DE BOLINHO DE JESUS A ACARAJÉ VEGANO, O DESVIRTUAMENTO DO ACARAJÉ NO BRASIL
Racismo, intolerância e apropriação como sinônimos diante das comidas votivas das religiões brasileiras de matrizes africanas
Por Cauane Maia
Para Laroche (2004), as palavras acarajé e akra derivam do iorubá e podem ser entendidas como “bolinho que se compra cantando”. Já para Yeda Pessoa de Castro (2001), existem duas definições possíveis para o acarajé, sendo a primeira de origem bantu, que varia entre substantivo e verbo, significando “fogo, carvão, incendiar”. E a segunda, considera acará um substantivo ligado às religiões afro-brasileiras, que pode ser entendido como “mecha de algodão embebido em azeite de dendê que é incendiado no rito de confirmação dos devotos de Iansã”.
Vivaldo da Costa Lima (2010), defende que a palavra acarajé seja uma abreviação do pregão entoado pelas antigas negras de ganho: “Ô acara jé ecó olailai ó”. O pesquisador conclui que se refere a uma palavra de origem iorubá-nagô derivada do termo àkàrà (LIMA, 2010).
Embora a definição do termo acarajé não seja um consenso entre pesquisadoras/es, o reconhecimento da sua origem africana e disseminação no Brasil através das mulheres negras de terreiro certamente é.

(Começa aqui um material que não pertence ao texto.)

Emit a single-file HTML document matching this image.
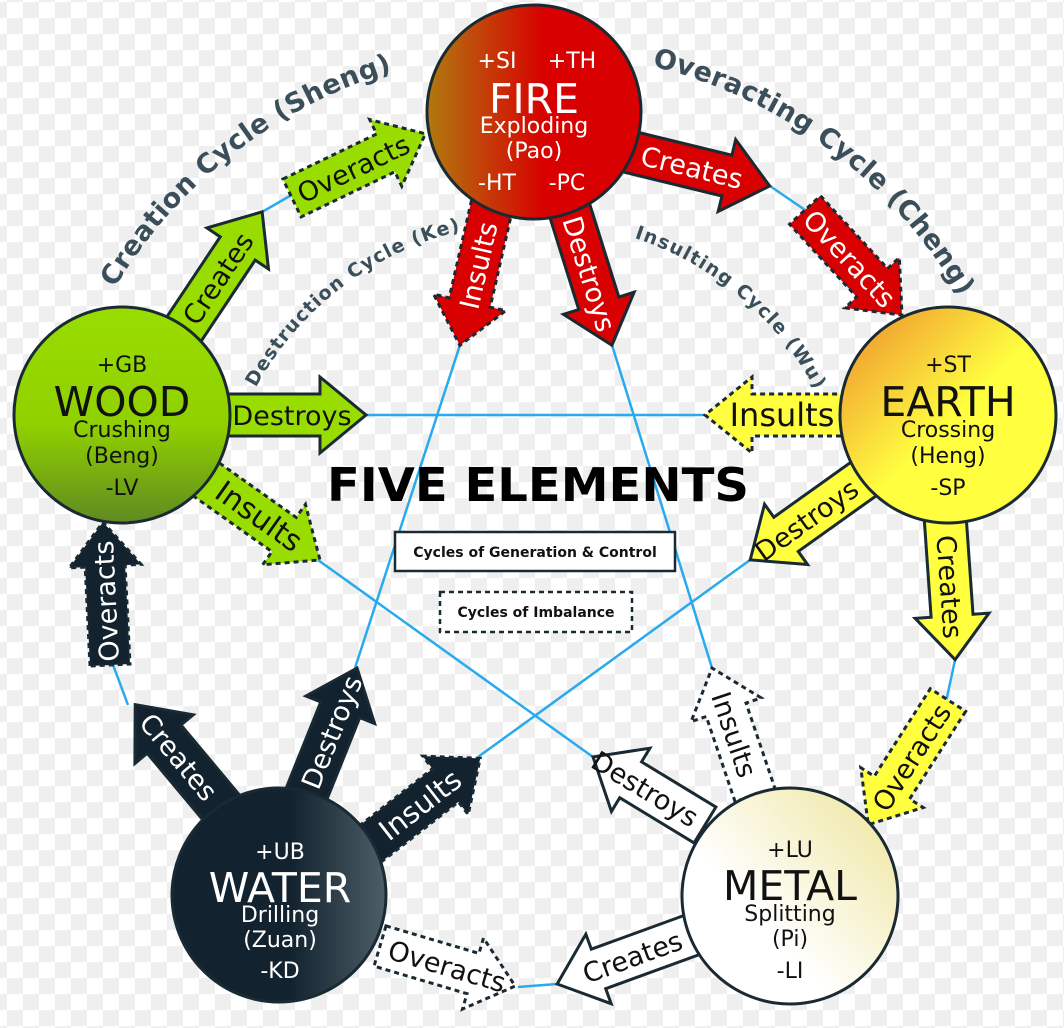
<!DOCTYPE html>
<html><head><meta charset="utf-8"><style>
html,body{margin:0;padding:0;background:#fff;}
svg{display:block;}
text{font-family:"DejaVu Sans","Liberation Sans",sans-serif;}
</style></head><body>
<svg width="1064" height="1028" viewBox="0 0 1064 1028" xmlns="http://www.w3.org/2000/svg">
<defs>
<pattern id="chk" x="7" y="2" width="32" height="32" patternUnits="userSpaceOnUse">
<rect width="32" height="32" fill="#ffffff"/>
<rect x="16" y="0" width="16" height="16" fill="#efefef"/>
<rect x="0" y="16" width="16" height="16" fill="#efefef"/>
</pattern>
<linearGradient id="gFire" x1="0" y1="0" x2="1" y2="0">
<stop offset="0" stop-color="#b07a10"/><stop offset="0.55" stop-color="#d80000"/><stop offset="1" stop-color="#d80000"/>
</linearGradient>
<linearGradient id="gWood" x1="0" y1="0" x2="0" y2="1">
<stop offset="0" stop-color="#99dd00"/><stop offset="0.55" stop-color="#90d000"/><stop offset="1" stop-color="#5f8a22"/>
</linearGradient>
<linearGradient id="gEarth" x1="0.1" y1="0.1" x2="0.7" y2="0.7">
<stop offset="0" stop-color="#f0a030"/><stop offset="0.7" stop-color="#ffff40"/><stop offset="1" stop-color="#ffff40"/>
</linearGradient>
<linearGradient id="gWater" x1="0" y1="0" x2="1" y2="0">
<stop offset="0" stop-color="#12222e"/><stop offset="0.55" stop-color="#12222e"/><stop offset="1" stop-color="#4e5e68"/>
</linearGradient>
<linearGradient id="gMetal" x1="0.9" y1="0.1" x2="0.35" y2="0.6">
<stop offset="0" stop-color="#f0e8a8"/><stop offset="1" stop-color="#ffffff"/>
</linearGradient>
<path id="arcL" d="M74.5,372.4 A490,490 0 0 1 483.8,52.7"/>
<path id="arcR" d="M586.2,54.7 A490,490 0 0 1 989.3,356.5"/>
<path id="arcKe" d="M227.8,457.7 A318,318 0 0 1 535,222"/>
<path id="arcWu" d="M535,222 A318,318 0 0 1 848.2,484.8"/>
</defs>
<rect width="1064" height="1028" fill="url(#chk)"/>

<g stroke="#29aaee" stroke-width="2.5" fill="none">
<line x1="262" y1="212" x2="295" y2="193"/>
<line x1="770" y1="186" x2="808" y2="212"/>
<line x1="955" y1="660" x2="946" y2="702"/>
<line x1="557" y1="984" x2="518" y2="987"/>
<line x1="128" y1="705" x2="112" y2="662"/>
<line x1="460" y1="345" x2="355" y2="668"/>
<line x1="612" y1="345" x2="712" y2="668"/>
<line x1="318" y1="560" x2="593" y2="757"/>
<line x1="750" y1="560" x2="478" y2="757"/>
<line x1="366" y1="415" x2="705" y2="415"/>
</g>

<g fill="#3b4f5a" font-weight="bold">
<text font-size="27"><textPath href="#arcL" startOffset="50%" text-anchor="middle" textLength="360" lengthAdjust="spacing">Creation Cycle (Sheng)</textPath></text>
<text font-size="27"><textPath href="#arcR" startOffset="50%" text-anchor="middle" textLength="395" lengthAdjust="spacing">Overacting Cycle (Cheng)</textPath></text>
<text font-size="19"><textPath href="#arcKe" startOffset="50%" text-anchor="middle" textLength="265" lengthAdjust="spacing">Destruction Cycle (Ke)</textPath></text>
<text font-size="19"><textPath href="#arcWu" startOffset="50%" text-anchor="middle" textLength="242" lengthAdjust="spacing">Insulting Cycle (Wu)</textPath></text>
</g>

<g stroke="#1a2a33" stroke-width="3" stroke-linejoin="miter" font-size="27">
<g transform="translate(622,150) rotate(13.7)"><polygon fill="#d80000" points="0,-21 108,-21 108,-37 152,0 108,37 108,21 0,21"/><text x="72" y="10" fill="#fff" stroke="none" text-anchor="middle">Creates</text></g>
<g transform="translate(492,205) rotate(102.9)"><polygon fill="#d80000" stroke-dasharray="5,4" points="0,-21 100,-21 100,-37 144,0 100,37 100,21 0,21"/><text transform="rotate(180 62 0)" x="62" y="10" fill="#fff" stroke="none" text-anchor="middle">Insults</text></g>
<g transform="translate(568,205) rotate(72.6)"><polygon fill="#d80000" points="0,-21 103,-21 103,-37 147,0 103,37 103,21 0,21"/><text x="72" y="10" fill="#fff" stroke="none" text-anchor="middle">Destroys</text></g>
<g transform="translate(805,210) rotate(47.3)"><polygon fill="#d80000" stroke-dasharray="5,4" points="0,-21 99,-21 99,-37 143,0 99,37 99,21 0,21"/><text x="66" y="10" fill="#fff" stroke="none" text-anchor="middle">Overacts</text></g>
<g transform="translate(180,335) rotate(-56.3)"><polygon fill="#99dd00" points="0,-21 104,-21 104,-37 148,0 104,37 104,21 0,21"/><text x="68" y="10" fill="#111" stroke="none" text-anchor="middle">Creates</text></g>
<g transform="translate(220,415)"><polygon fill="#99dd00" points="0,-21 100,-21 100,-38 146,0 100,38 100,21 0,21"/><text x="72" y="10" fill="#111" stroke="none" text-anchor="middle">Destroys</text></g>
<g transform="translate(200,475) rotate(35.3)"><polygon fill="#99dd00" stroke-dasharray="5,4" points="0,-21 103,-21 103,-37 147,0 103,37 103,21 0,21"/><text x="72" y="10" fill="#111" stroke="none" text-anchor="middle" font-size="30">Insults</text></g>
<g transform="translate(292,198) rotate(-25.7)"><polygon fill="#99dd00" stroke-dasharray="5,4" points="0,-21 104,-21 104,-37 148,0 104,37 104,21 0,21"/><text x="68" y="10" fill="#111" stroke="none" text-anchor="middle">Overacts</text></g>
<g transform="translate(850,415) rotate(180)"><polygon fill="#ffff40" stroke-dasharray="5,4" points="0,-21 98,-21 98,-38 145,0 98,38 98,21 0,21"/><text transform="rotate(180 68 0)" x="68" y="11" fill="#111" stroke="none" text-anchor="middle" font-size="32">Insults</text></g>
<g transform="translate(865,478) rotate(144.5)"><polygon fill="#ffff40" points="0,-21 97,-21 97,-37 141,0 97,37 97,21 0,21"/><text transform="rotate(180 72 0)" x="72" y="10" fill="#111" stroke="none" text-anchor="middle">Destroys</text></g>
<g transform="translate(945,515) rotate(86)"><polygon fill="#ffff40" points="0,-21 101,-21 101,-37 145,0 101,37 101,21 0,21"/><text x="72" y="10" fill="#111" stroke="none" text-anchor="middle">Creates</text></g>
<g transform="translate(948,700) rotate(122.6)"><polygon fill="#ffff40" stroke-dasharray="5,4" points="0,-21 104,-21 104,-37 148,0 104,37 104,21 0,21"/><text transform="rotate(180 68 0)" x="68" y="10" fill="#111" stroke="none" text-anchor="middle">Overacts</text></g>
<g transform="translate(755,795) rotate(-108.7)"><polygon fill="#fff" stroke-dasharray="5,4" points="0,-21 90,-21 90,-37 134,0 90,37 90,21 0,21"/><text transform="rotate(180 64 0)" x="64" y="10" fill="#111" stroke="none" text-anchor="middle">Insults</text></g>
<g transform="translate(705,825) rotate(-148.7)"><polygon fill="#fff" points="0,-21 87,-21 87,-37 131,0 87,37 87,21 0,21"/><text transform="rotate(180 70 0)" x="70" y="10" fill="#111" stroke="none" text-anchor="middle">Destroys</text></g>
<g transform="translate(700,932) rotate(160)"><polygon fill="#fff" points="0,-21 108,-21 108,-37 152,0 108,37 108,21 0,21"/><text transform="rotate(180 72 0)" x="72" y="10" fill="#111" stroke="none" text-anchor="middle">Creates</text></g>
<g transform="translate(380,946) rotate(16.5)"><polygon fill="#fff" stroke-dasharray="5,4" points="0,-21 97,-21 97,-37 141,0 97,37 97,21 0,21"/><text x="70" y="10" fill="#111" stroke="none" text-anchor="middle">Overacts</text></g>
<g transform="translate(225,812) rotate(-129.9)"><polygon fill="#12222e" points="0,-22 95,-22 95,-38 140,0 95,38 95,22 0,22"/><text transform="rotate(180 72 0)" x="72" y="10" fill="#fff" stroke="none" text-anchor="middle">Creates</text></g>
<g transform="translate(300,810) rotate(-68.1)"><polygon fill="#12222e" points="0,-21 108,-21 108,-37 153,0 108,37 108,21 0,21"/><text x="84" y="10" fill="#fff" stroke="none" text-anchor="middle">Destroys</text></g>
<g transform="translate(365,848) rotate(-37.9)"><polygon fill="#12222e" stroke-dasharray="5,4" points="0,-21 102,-21 102,-37 146,0 102,37 102,21 0,21"/><text x="70" y="10" fill="#fff" stroke="none" text-anchor="middle" font-size="29">Insults</text></g>
<g transform="translate(110,665) rotate(-92.8)"><polygon fill="#12222e" stroke-dasharray="5,4" points="0,-20 99,-20 99,-36 143,0 99,36 99,20 0,20"/><text x="64" y="9" fill="#fff" stroke="none" text-anchor="middle">Overacts</text></g>
</g>

<g stroke="#1a2a33" stroke-width="3">
<circle cx="534" cy="112" r="107" fill="url(#gFire)"/>
<circle cx="122" cy="415" r="108" fill="url(#gWood)"/>
<circle cx="948" cy="415" r="108" fill="url(#gEarth)"/>
<circle cx="279" cy="895" r="107" fill="url(#gWater)"/>
<circle cx="790" cy="896" r="108" fill="url(#gMetal)"/>
</g>

<g text-anchor="middle" font-size="22">
<g fill="#fff">
<text x="497" y="68">+SI</text><text x="572" y="68">+TH</text>
<text x="534" y="113" font-size="41">FIRE</text>
<text x="534" y="133">Exploding</text>
<text x="534" y="158">(Pao)</text>
<text x="497" y="190">-HT</text><text x="567" y="190">-PC</text>
</g>
<g fill="#111">
<text x="122" y="372">+GB</text>
<text x="122" y="416" font-size="41">WOOD</text>
<text x="122" y="437">Crushing</text>
<text x="122" y="463">(Beng)</text>
<text x="122" y="495">-LV</text>
<text x="948" y="372">+ST</text>
<text x="948" y="416" font-size="41">EARTH</text>
<text x="948" y="437">Crossing</text>
<text x="948" y="463">(Heng)</text>
<text x="948" y="495">-SP</text>
<text x="790" y="857">+LU</text>
<text x="790" y="900" font-size="41">METAL</text>
<text x="790" y="921">Splitting</text>
<text x="790" y="946">(Pi)</text>
<text x="790" y="978">-LI</text>
</g>
<g fill="#fff">
<text x="280" y="859">+UB</text>
<text x="280" y="902" font-size="41">WATER</text>
<text x="280" y="922">Drilling</text>
<text x="280" y="947">(Zuan)</text>
<text x="280" y="978">-KD</text>
</g>
</g>

<text x="538" y="501" text-anchor="middle" font-size="46" font-weight="bold" fill="#000" textLength="422" lengthAdjust="spacingAndGlyphs">FIVE ELEMENTS</text>
<rect x="395" y="532" width="280" height="39" fill="#fff" stroke="#1a2a33" stroke-width="2.5"/>
<text x="535" y="557" text-anchor="middle" font-size="14" font-weight="bold" fill="#111">Cycles of Generation &amp; Control</text>
<rect x="440" y="592" width="192" height="40" fill="#fff" stroke="#1a2a33" stroke-width="2.5" stroke-dasharray="5,4"/>
<text x="536" y="617" text-anchor="middle" font-size="14" font-weight="bold" fill="#111">Cycles of Imbalance</text>
</svg>
</body></html>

A “obrigação do acarajé” era realizada por mulheres negras, que vendiam o acarajé pelas ruas em gamelas de madeira redonda, para custear os gastos das iniciações religiosas nos terreiros de candomblé: “Escolhidas por Oiá-Iansã, essas mulheres recebiam autorização para preparar e comercializar publicamente o alimento votivo da deusa poderosa, orixá dos ventos e tempestades” (LODY, 1987).
Para Santos (2013) e para o IPHAN e MinC (2007), as baianas de acarajé são herdeiras do legado deixado pelas mulheres pretas escravizadas no Brasil que atuavam como ganhadeiras, ou melhor, negras de ganho, e por sua conexão e participação no culto à orixá na diáspora.
O crescimento das igrejas neopentecostais e os ataques frontais às religiões de matrizes africanas3, cuja estratégia sistemática se assenta na demonização desses espaços e seus adeptos, criou um ambiente hostil aos candomblecistas. Com isso, surgiram os “bolinho do senhor” ou “bolinho de jesus”, que nada mais são que uma tentativa de romper com tradição que conecta as baianas de acarajé (e o próprio acarajé) aos terreiros, ou seja, o apagamento da essência desse alimento: ser comida votiva de orixá.
Com o risco iminente de descaracterizar o ofício, mais que secular, das baianas de acarajé, através dos esvaziamento dos sentidos da atividade e da modificação dos significados simbólicos que envolvem o preparo do acarajé, promovidos pelas igrejas, impõe o desafio da salvaguarda:
O registro do Ofício das Baianas de Acarajé como Patrimônio Imaterial Brasileiro, no Livro de Saberes do Iphan, aponta para a relevância de tradições afro-brasileiras que integram a cultura brasileira, em especial esse ofício, como importante símbolo de identidade étnica, regional e religiosa. Portanto, trata-se também de um instrumento de reconhecimento oficial da riqueza e do enorme valor do legado de ancestrais africanos no processo histórico de formação de nossa sociedade. (IPHAN, 2007, p. 61)
Na certidão de patrimônio imaterial emitida pelo Instituto do Patrimônio Histórico e Artístico Nacional – IPHAN, instituído pelo Decreto No 3.551, em 04 de agosto de 2000, há o reconhecimento do ofício das baianas de acarajé como bem cultural. O documento reconhece, ainda, a ligação dos alimentos que compõem os tabuleiros das baianas e as indumentárias utilizadas por elas com o culto ao orixá.
1 – Oyá, Oiá, Yansã.
2 – Ajeum / Jé / Unjé: do verbo “comer” em iorubá.
3 – A morte da Mãe Gilda é um dos casos mais emblemáticos dos ataques das igrejas aos terreiros de candomblé. A data de seu falecimento, 21 de janeiro, deu origem ao Dia de Luta Contra a Intolerância Religiosa desde 2007.